Eugene Peterson is convinced that the “way” we read the Bible is as important as “that” we read the Bible. In Eat This Book: A Conversation in the Art of Spiritual Reading, he argues that “Christians are to absorb, imbibe, feed on and digest Scripture.” A translator of Scripture himself, Peterson recommends a type of Bible-based prayer called lectio divina, in which the person praying meditates on a short passage of Scripture and listens for God to speak through the text, arguing throughout that the lectio divina is not a systematic way of reading, but a “developed habit of living the text in Jesus’ name.”
Because the lectio has been around for so long, there are many, like Peterson, who can explain it better than I. The next three paragraphs come from “Accepting the Embrace of God: The Ancient Art of Lectio Divina.”
The art of lectio divina begins with cultivating the ability to listen deeply, to hear ‘with the ear of our hearts’ as St. Benedict called it. When we read the Scriptures we should try to imitate the prophet Elijah. We should allow ourselves to become women and men who are able to listen for the still, small voice of God (I Kings 19:12); the ‘faint murmuring sound’ which is God’s word for us, God’s voice touching our hearts. This gentle listening is an ‘attunement’ to the presence of God in that special part of God’s creation which is the Scriptures.
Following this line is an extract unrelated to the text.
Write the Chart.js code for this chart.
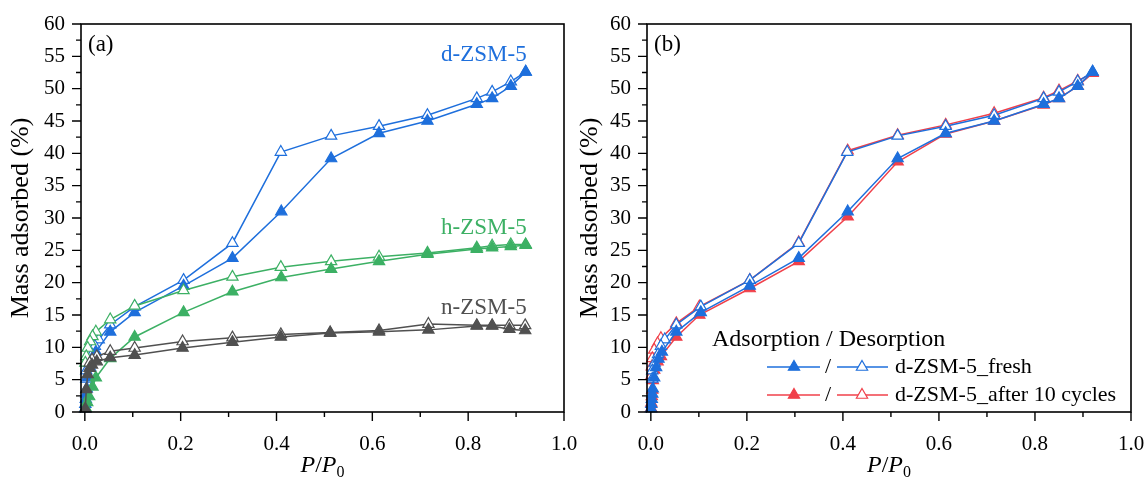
<!DOCTYPE html>
<html><head><meta charset="utf-8">
<script src="https://cdn.jsdelivr.net/npm/chart.js@4.4.0/dist/chart.umd.min.js"></script>
<style>
html,body{margin:0;padding:0;background:#fff;}
#wrap{position:relative;width:1148px;height:479px;overflow:hidden;}
canvas{position:absolute;top:0;}
</style></head><body>
<div id="wrap">
<canvas id="c1" width="600" height="479" style="left:0;width:600px;height:479px"></canvas>
<canvas id="c2" width="574" height="479" style="left:574px;width:574px;height:479px"></canvas>
</div>
<script>
// ---------- data ----------
const xTicks = [0, 0.2, 0.4, 0.6, 0.8, 1.0];
const xTickLabels = ['0.0', '0.2', '0.4', '0.6', '0.8', '1.0'];
const yTicks = [0, 5, 10, 15, 20, 25, 30, 35, 40, 45, 50, 55, 60];

// d-ZSM-5 (fresh)
const dAdsP = [0.0005, 0.001, 0.002, 0.003, 0.004, 0.007, 0.011, 0.016, 0.023, 0.053, 0.104, 0.206, 0.308, 0.41, 0.514, 0.614, 0.715, 0.818, 0.85, 0.889, 0.92];
const dAds  = [0.5, 1.2, 2.0, 2.8, 3.6, 5.3, 6.9, 8.2, 9.3, 12.4, 15.4, 19.5, 23.8, 31.0, 39.2, 43.1, 45.0, 47.6, 48.5, 50.4, 52.6];
const dDesP = [0.92, 0.889, 0.85, 0.818, 0.715, 0.614, 0.514, 0.409, 0.308, 0.206, 0.104, 0.053, 0.029, 0.021, 0.015, 0.008, 0.003, 0.003];
const dDes  = [52.6, 51.1, 49.5, 48.5, 45.9, 44.2, 42.7, 40.2, 26.1, 20.4, 16.3, 13.5, 11.2, 10.2, 8.9, 7.6, 6.4, 5.1];

// h-ZSM-5
const hAdsP = [0.002, 0.005, 0.009, 0.016, 0.023, 0.053, 0.104, 0.206, 0.308, 0.41, 0.514, 0.614, 0.715, 0.818, 0.85, 0.889, 0.92];
const hAds  = [0.6, 1.5, 2.4, 3.9, 5.3, 8.3, 11.6, 15.4, 18.6, 20.8, 22.1, 23.3, 24.4, 25.2, 25.4, 25.6, 25.8];
const hDesP = [0.92, 0.889, 0.85, 0.818, 0.715, 0.614, 0.514, 0.409, 0.308, 0.206, 0.104, 0.053, 0.023, 0.016, 0.011, 0.006, 0.003, 0.001];
const hDes  = [25.9, 25.9, 25.7, 25.4, 24.6, 24.0, 23.3, 22.4, 20.9, 18.8, 16.4, 14.3, 12.4, 11.7, 10.9, 9.9, 8.6, 7.6];

// n-ZSM-5
const nAdsP = [0.001, 0.003, 0.006, 0.01, 0.015, 0.025, 0.053, 0.104, 0.204, 0.308, 0.409, 0.512, 0.614, 0.717, 0.818, 0.85, 0.886, 0.919];
const nAds  = [0.5, 3.5, 5.8, 6.8, 7.3, 7.8, 8.4, 8.8, 9.9, 10.8, 11.6, 12.2, 12.4, 12.7, 13.3, 13.3, 12.8, 12.6];
const nDesP = [0.919, 0.886, 0.85, 0.818, 0.717, 0.614, 0.512, 0.409, 0.308, 0.204, 0.104, 0.053, 0.025, 0.015, 0.01];
const nDes  = [13.4, 13.4, 13.4, 13.4, 13.6, 12.6, 12.3, 12.0, 11.5, 10.9, 9.9, 9.4, 8.6, 8.1, 7.6];

// d-ZSM-5 after 10 cycles
const rAdsP = [0.0005, 0.001, 0.002, 0.003, 0.004, 0.007, 0.014, 0.021, 0.053, 0.101, 0.206, 0.308, 0.41, 0.514, 0.614, 0.715, 0.818, 0.85, 0.889, 0.92];
const rAds  = [0.6, 1.4, 2.4, 3.4, 4.9, 6.5, 7.8, 8.6, 11.6, 15.0, 19.1, 23.3, 30.2, 38.7, 43.0, 45.0, 47.5, 48.5, 50.4, 52.4];
const rDesP = [0.92, 0.889, 0.85, 0.818, 0.715, 0.614, 0.514, 0.41, 0.308, 0.206, 0.101, 0.053, 0.021, 0.014, 0.007, 0.003, 0.002, 0.002];
const rDes  = [52.4, 51.2, 49.7, 48.6, 46.2, 44.4, 42.8, 40.4, 26.2, 20.4, 16.3, 13.7, 11.4, 10.6, 9.6, 8.3, 7.0, 5.7];

// ---------- styles ----------
const BLUE = '#1e6fdc', GREEN = '#3cb064', GRAY = '#505050', RED = '#f0404a';
const FONT = "'Liberation Serif', 'Times New Roman', serif";

const pts = (xs, ys) => xs.map((x, i) => ({x: x, y: ys[i]}));
function ds(xs, ys, color, filled, label) {
  return {
    label: label,
    data: pts(xs, ys),
    showLine: true,
    borderColor: color,
    borderWidth: 1.5,
    pointStyle: 'triangle',
    pointRadius: 6.5,
    pointBorderWidth: 1.2,
    pointBorderColor: color,
    pointBackgroundColor: filled ? color : '#ffffff',
    backgroundColor: filled ? color : '#ffffff',
    tension: 0,
    clip: false
  };
}

function frameFor(opt) {
  return {
    id: 'frame',
    afterDraw(chart) {
      const {ctx, chartArea: a, scales: {x, y}} = chart;
      ctx.save();
      ctx.strokeStyle = '#000';
      ctx.lineWidth = 1.6;
      ctx.strokeRect(a.left, a.top, a.right - a.left, a.bottom - a.top);
      ctx.beginPath();
      ctx.lineWidth = 1.4;
      for (let i = 0; i <= 10; i++) {
        const v = i / 10;
        const px = x.getPixelForValue(v);
        const len = (i % 2 === 0) ? 9 : 5;
        ctx.moveTo(px, a.bottom); ctx.lineTo(px, a.bottom + len);
      }
      for (let i = 0; i <= 24; i++) {
        const v = i * 2.5;
        const py = y.getPixelForValue(v);
        const len = (i % 2 === 0) ? 9 : 5;
        ctx.moveTo(a.left, py); ctx.lineTo(a.left - len, py);
      }
      ctx.stroke();
      // x title P/P0
      ctx.fillStyle = '#000';
      ctx.textBaseline = 'alphabetic';
      const cx = (a.left + a.right) / 2;
      const base = 472;
      ctx.font = 'italic 24px ' + FONT;
      const wP = ctx.measureText('P').width;
      ctx.font = '24px ' + FONT;
      const wS = ctx.measureText('/').width;
      ctx.font = '16px ' + FONT;
      const w0 = ctx.measureText('0').width;
      let sx = cx - (2 * wP + wS + w0) / 2;
      ctx.textAlign = 'left';
      ctx.font = 'italic 24px ' + FONT; ctx.fillText('P', sx, base); sx += wP;
      ctx.font = '24px ' + FONT; ctx.fillText('/', sx, base); sx += wS;
      ctx.font = 'italic 24px ' + FONT; ctx.fillText('P', sx, base); sx += wP;
      ctx.font = '16px ' + FONT; ctx.fillText('0', sx, base + 5);
      // y title
      ctx.save();
      ctx.translate(opt.yTitleX, (a.top + a.bottom) / 2);
      ctx.rotate(-Math.PI / 2);
      ctx.textAlign = 'center';
      ctx.textBaseline = 'middle';
      ctx.font = '26px ' + FONT;
      ctx.fillText('Mass adsorbed (%)', 0, 0);
      ctx.restore();
      // panel letter
      ctx.textAlign = 'left';
      ctx.textBaseline = 'middle';
      ctx.font = '23px ' + FONT;
      ctx.fillText(opt.letter, a.left + 7, 45);
      if (opt.extra) opt.extra(chart);
      ctx.restore();
    }
  };
}

function baseOptions(yW, padRight) {
  return {
    responsive: false,
    animation: false,
    devicePixelRatio: 1,
    layout: {padding: {top: 24, right: padRight, left: 0, bottom: 0}},
    plugins: {legend: {display: false}, tooltip: {enabled: false}},
    scales: {
      x: {
        type: 'linear', min: -0.008, max: 1.0,
        grid: {display: false}, border: {display: false},
        afterBuildTicks: s => { s.ticks = xTicks.map(v => ({value: v})); },
        afterFit: s => { s.height = 67; s.paddingLeft = 0; s.paddingRight = 0; },
        ticks: {
          padding: 12, color: '#000', font: {family: FONT, size: 21},
          callback: (v) => { const i = xTicks.findIndex(t => Math.abs(t - v) < 1e-9); return i >= 0 ? xTickLabels[i] : ''; },
          maxRotation: 0, autoSkip: false
        }
      },
      y: {
        type: 'linear', min: 0, max: 60,
        grid: {display: false}, border: {display: false},
        afterBuildTicks: s => { s.ticks = yTicks.map(v => ({value: v})); },
        afterFit: s => { s.width = yW; s.paddingTop = 0; s.paddingBottom = 0; },
        ticks: {padding: 8, color: '#000', font: {family: FONT, size: 21}, autoSkip: false}
      }
    }
  };
}

// ---------- panel (a) ----------
const optA = baseOptions(81, 36);
new Chart(document.getElementById('c1'), {
  type: 'scatter',
  data: {datasets: [
    ds(nAdsP, nAds, GRAY, true, 'n ads'),
    ds(nDesP, nDes, GRAY, false, 'n des'),
    ds(hAdsP, hAds, GREEN, true, 'h ads'),
    ds(hDesP, hDes, GREEN, false, 'h des'),
    ds(dAdsP, dAds, BLUE, true, 'd ads'),
    ds(dDesP, dDes, BLUE, false, 'd des')
  ]},
  options: optA,
  plugins: [frameFor({letter: '(a)', yTitleX: 21, extra: (chart) => {
    const {ctx, scales: {x, y}} = chart;
    ctx.textAlign = 'right';
    ctx.textBaseline = 'middle';
    ctx.font = '23px ' + FONT;
    const rx = x.getPixelForValue(0.92) + 1;
    ctx.fillStyle = BLUE; ctx.fillText('d-ZSM-5', rx, y.getPixelForValue(55.2));
    ctx.fillStyle = GREEN; ctx.fillText('h-ZSM-5', rx, y.getPixelForValue(28.5));
    ctx.fillStyle = GRAY; ctx.fillText('n-ZSM-5', rx, y.getPixelForValue(16.1));
  }})]
});

// ---------- panel (b) ----------
function legendRow(ctx, yy, color, label) {
  ctx.save();
  ctx.strokeStyle = color; ctx.lineWidth = 1.5;
  ctx.beginPath(); ctx.moveTo(767 - 574, yy); ctx.lineTo(820 - 574, yy); ctx.stroke();
  ctx.beginPath(); ctx.moveTo(837 - 574, yy); ctx.lineTo(888 - 574, yy); ctx.stroke();
  const tri = (cx, cy, fill) => {
    const r = 6.5;
    ctx.beginPath();
    ctx.moveTo(cx, cy - r);
    ctx.lineTo(cx + r * Math.sin(2 * Math.PI / 3), cy - r * Math.cos(2 * Math.PI / 3));
    ctx.lineTo(cx + r * Math.sin(4 * Math.PI / 3), cy - r * Math.cos(4 * Math.PI / 3));
    ctx.closePath();
    ctx.fillStyle = fill; ctx.fill();
    ctx.lineWidth = 1.2; ctx.strokeStyle = color; ctx.stroke();
  };
  tri(794 - 574, yy, color);
  tri(862 - 574, yy, '#fff');
  ctx.fillStyle = '#000';
  ctx.font = '22px ' + FONT;
  ctx.textAlign = 'center'; ctx.textBaseline = 'middle';
  ctx.fillText('/', 828 - 574, yy);
  ctx.textAlign = 'left';
  ctx.fillText(label, 895 - 574, yy);
  ctx.restore();
}
const optB = baseOptions(73, 17);
new Chart(document.getElementById('c2'), {
  type: 'scatter',
  data: {datasets: [
    ds(dAdsP, dAds, BLUE, true, 'fresh ads'),
    ds(dDesP, dDes, BLUE, false, 'fresh des'),
    ds(rAdsP, rAds, RED, true, 'cyc ads'),
    ds(rDesP, rDes, RED, false, 'cyc des')
  ]},
  options: optB,
  plugins: [frameFor({letter: '(b)', yTitleX: 16, extra: (chart) => {
    const {ctx} = chart;
    ctx.fillStyle = '#000';
    ctx.textAlign = 'left'; ctx.textBaseline = 'middle';
    ctx.font = '24px ' + FONT;
    ctx.fillText('Adsorption / Desorption', 712 - 574, 340);
    legendRow(ctx, 367, BLUE, 'd-ZSM-5_fresh');
    legendRow(ctx, 395, RED, 'd-ZSM-5_after 10 cycles');
  }})]
});
</script>
</body></html>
The cry of the prophets to ancient Israel was the joy-filled command to ‘Listen!’ ‘Sh’ma Israel: Hear, O Israel!’ In lectio divina we, too, heed that command and turn to the Scriptures, knowing that we must ‘hear’ – listen – to the voice of God, which often speaks very softly. In order to hear someone speaking softly we must learn to be silent. We must learn to love silence. If we are constantly speaking or if we are surrounded with noise, we cannot hear gentle sounds. The practice of lectio divina, therefore, requires that we first quiet down in order to hear God’s word to us. This is the first step of lectio divina, appropriately called lectio – reading.
The reading or listening which is the first step in lectio divina is very different from the speed reading which modern Christians apply to newspapers, books and even to the Bible. Lectio is reverential listening; listening both in a spirit of silence and of awe. We are listening for the still, small voice of God that will speak to us personally – not loudly, but intimately. In lectio we read slowly, attentively, gently listening to hear a word or phrase that is God’s word for us this day.
My first exposure to the lectio came from a book titled Too Deep For Words: Rediscovering Lectio Divina. Through written in 1988, this book is still in print and is available for $9.00 from Amazon. The most valuable part of this book is Part 2: “Fifty Scripture Themes For Prayer,” with a total of 500 verses on which to practice lectio divina.
These two books and the essay (linked above) are excellent companions to the new ELCA “Book of Faith” initiative. This program, developed because of a proposal by the NC Synod, is adding resources weekly. There are study guides, videos, documents, assessment tools and more.
The Book of Faith initiative “invites this whole church to become fluent in the first language of faith – the language of Scripture; and to be renewed for lives of witness and service as the Holy Spirit engages us.” I can think of no better way to do this than by: “Opening the Book of Faith”, and “Dwelling in the Word” with the lectio divina.